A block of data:
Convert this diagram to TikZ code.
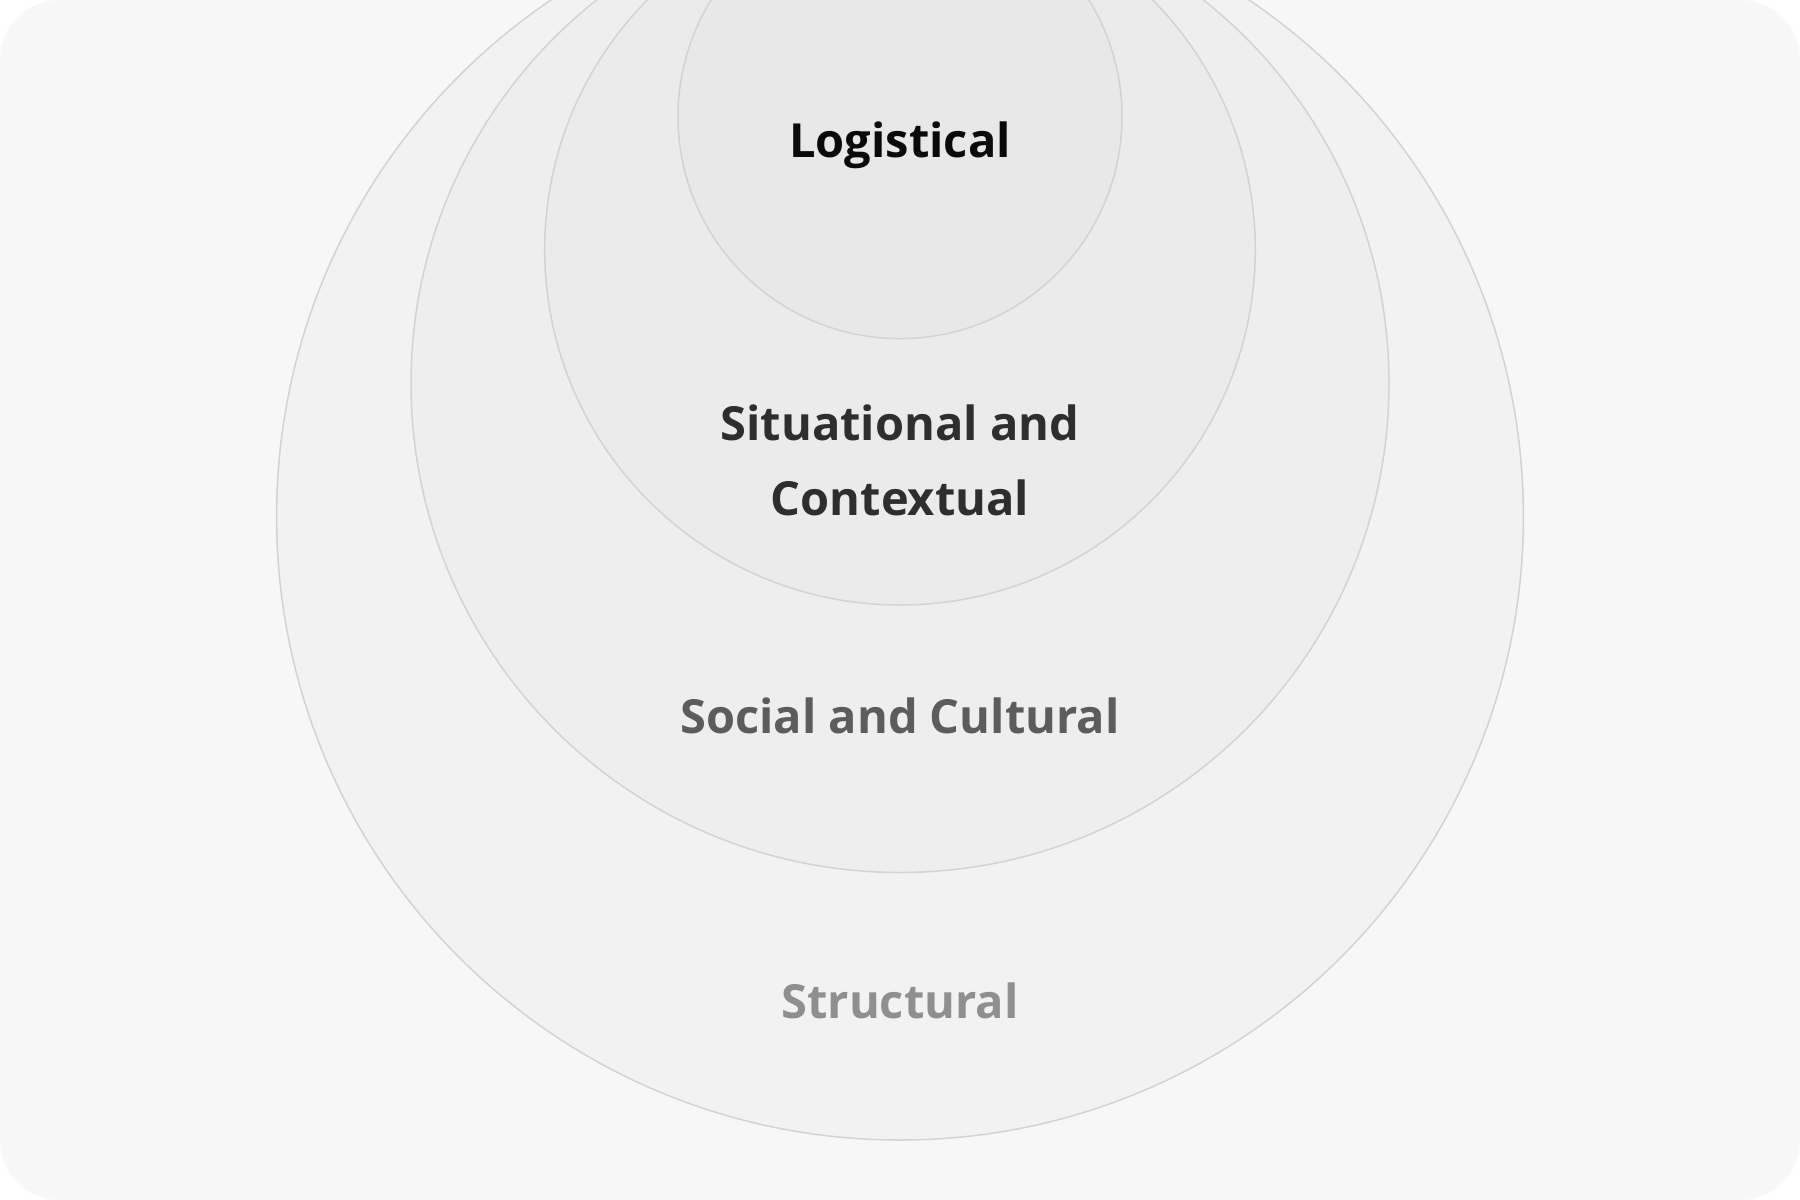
\documentclass[tikz,border=0pt]{standalone}
\usepackage{fontspec}
\setmainfont{Open Sans}
\definecolor{bgc}{HTML}{F7F7F7}
\definecolor{ring}{HTML}{D3D3D3}
\definecolor{f1}{HTML}{F2F2F2}
\definecolor{f2}{HTML}{EEEEEE}
\definecolor{f3}{HTML}{EBEBEB}
\definecolor{f4}{HTML}{E8E8E8}
\definecolor{t1}{HTML}{0A0A0A}
\definecolor{t2}{HTML}{2E2E2E}
\definecolor{t3}{HTML}{5C5C5C}
\definecolor{t4}{HTML}{8F8F8F}
\tikzset{
  disc/.style={draw=ring, line width=1.5pt},
  lbl/.style={anchor=base, inner sep=0pt, font=\fontsize{47}{55}\selectfont\bfseries}
}
\begin{document}
\begin{tikzpicture}[x=1pt,y=-1pt]
\useasboundingbox (0,0) rectangle (1800,1200);
\fill[white] (0,0) rectangle (1800,1200);
\fill[bgc, rounded corners=60pt] (0,0) rectangle (1800,1200);
\begin{scope}
\clip (0,0) rectangle (1800,1200);
\path[disc, fill=f1] (900,516.6) circle[radius=623.4];
\path[disc, fill=f2] (900,383.5) circle[radius=489];
\path[disc, fill=f3] (900,249.7) circle[radius=355.3];
\path[disc, fill=f4] (900,116.6) circle[radius=222];
\end{scope}
\node[lbl, text=t1] (log) at (900,157) {Logistical};
\node[lbl, text=t2] (sit) at (900,440) {Situational and};
\node[lbl, text=t2] (con) at (900,515) {Contextual};
\node[lbl, text=t3] (soc) at (900,733) {Social and Cultural};
\node[lbl, text=t4] (str) at (900,1018) {Structural};
\end{tikzpicture}
\end{document}
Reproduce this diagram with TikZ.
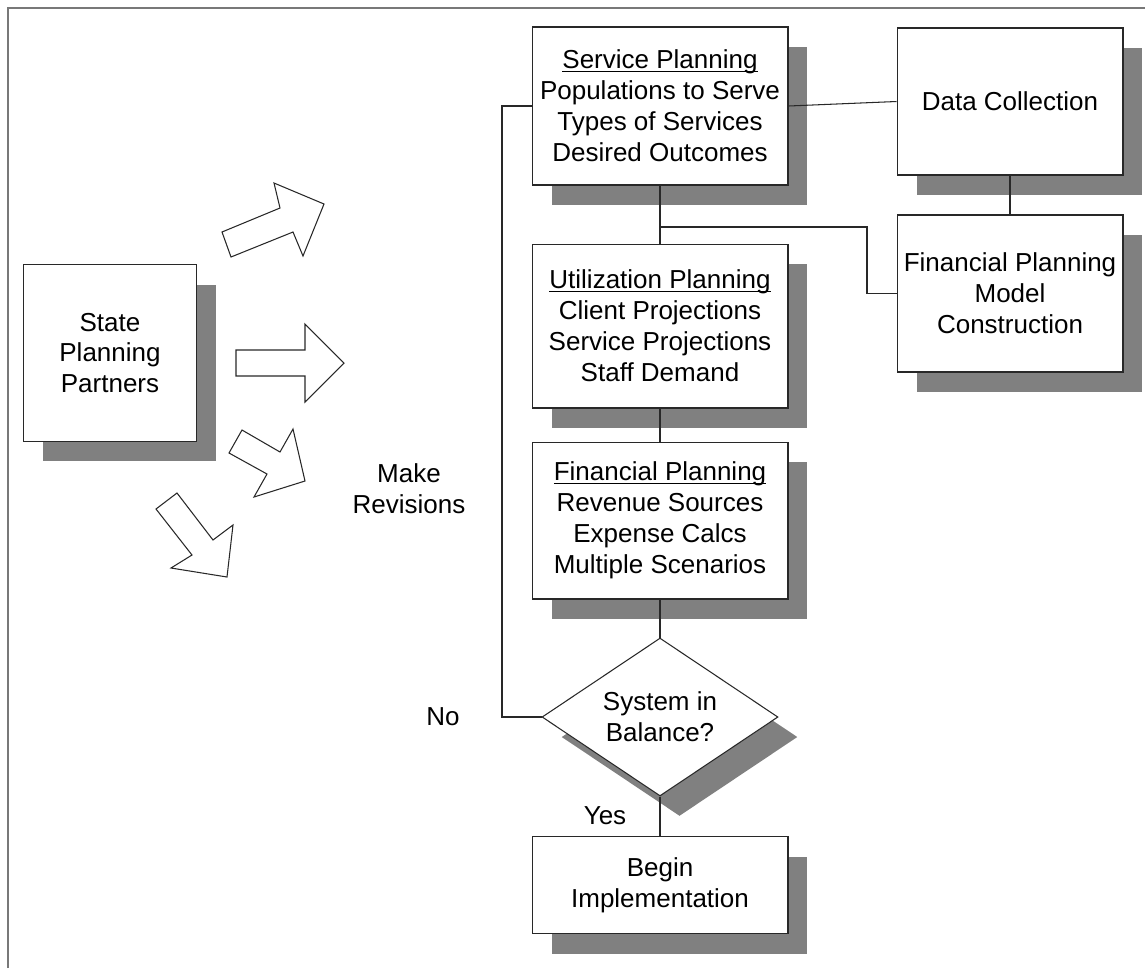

- _What to produce_: Pictures are not part of the copy; output everything else in the records exactly.

- _Problem solution_:
Convert this diagram to TikZ code.
\documentclass[tikz,border=0pt]{standalone}
\usepackage{fontspec}
\setmainfont{Open Sans}
\definecolor{bgc}{HTML}{F7F7F7}
\definecolor{ring}{HTML}{D3D3D3}
\definecolor{f1}{HTML}{F2F2F2}
\definecolor{f2}{HTML}{EEEEEE}
\definecolor{f3}{HTML}{EBEBEB}
\definecolor{f4}{HTML}{E8E8E8}
\definecolor{t1}{HTML}{0A0A0A}
\definecolor{t2}{HTML}{2E2E2E}
\definecolor{t3}{HTML}{5C5C5C}
\definecolor{t4}{HTML}{8F8F8F}
\tikzset{
  disc/.style={draw=ring, line width=1.5pt},
  lbl/.style={anchor=base, inner sep=0pt, font=\fontsize{47}{55}\selectfont\bfseries}
}
\begin{document}
\begin{tikzpicture}[x=1pt,y=-1pt]
\useasboundingbox (0,0) rectangle (1800,1200);
\fill[white] (0,0) rectangle (1800,1200);
\fill[bgc, rounded corners=60pt] (0,0) rectangle (1800,1200);
\begin{scope}
\clip (0,0) rectangle (1800,1200);
\path[disc, fill=f1] (900,516.6) circle[radius=623.4];
\path[disc, fill=f2] (900,383.5) circle[radius=489];
\path[disc, fill=f3] (900,249.7) circle[radius=355.3];
\path[disc, fill=f4] (900,116.6) circle[radius=222];
\end{scope}
\node[lbl, text=t1] (log) at (900,157) {Logistical};
\node[lbl, text=t2] (sit) at (900,440) {Situational and};
\node[lbl, text=t2] (con) at (900,515) {Contextual};
\node[lbl, text=t3] (soc) at (900,733) {Social and Cultural};
\node[lbl, text=t4] (str) at (900,1018) {Structural};
\end{tikzpicture}
\end{document}
Reproduce this diagram with TikZ.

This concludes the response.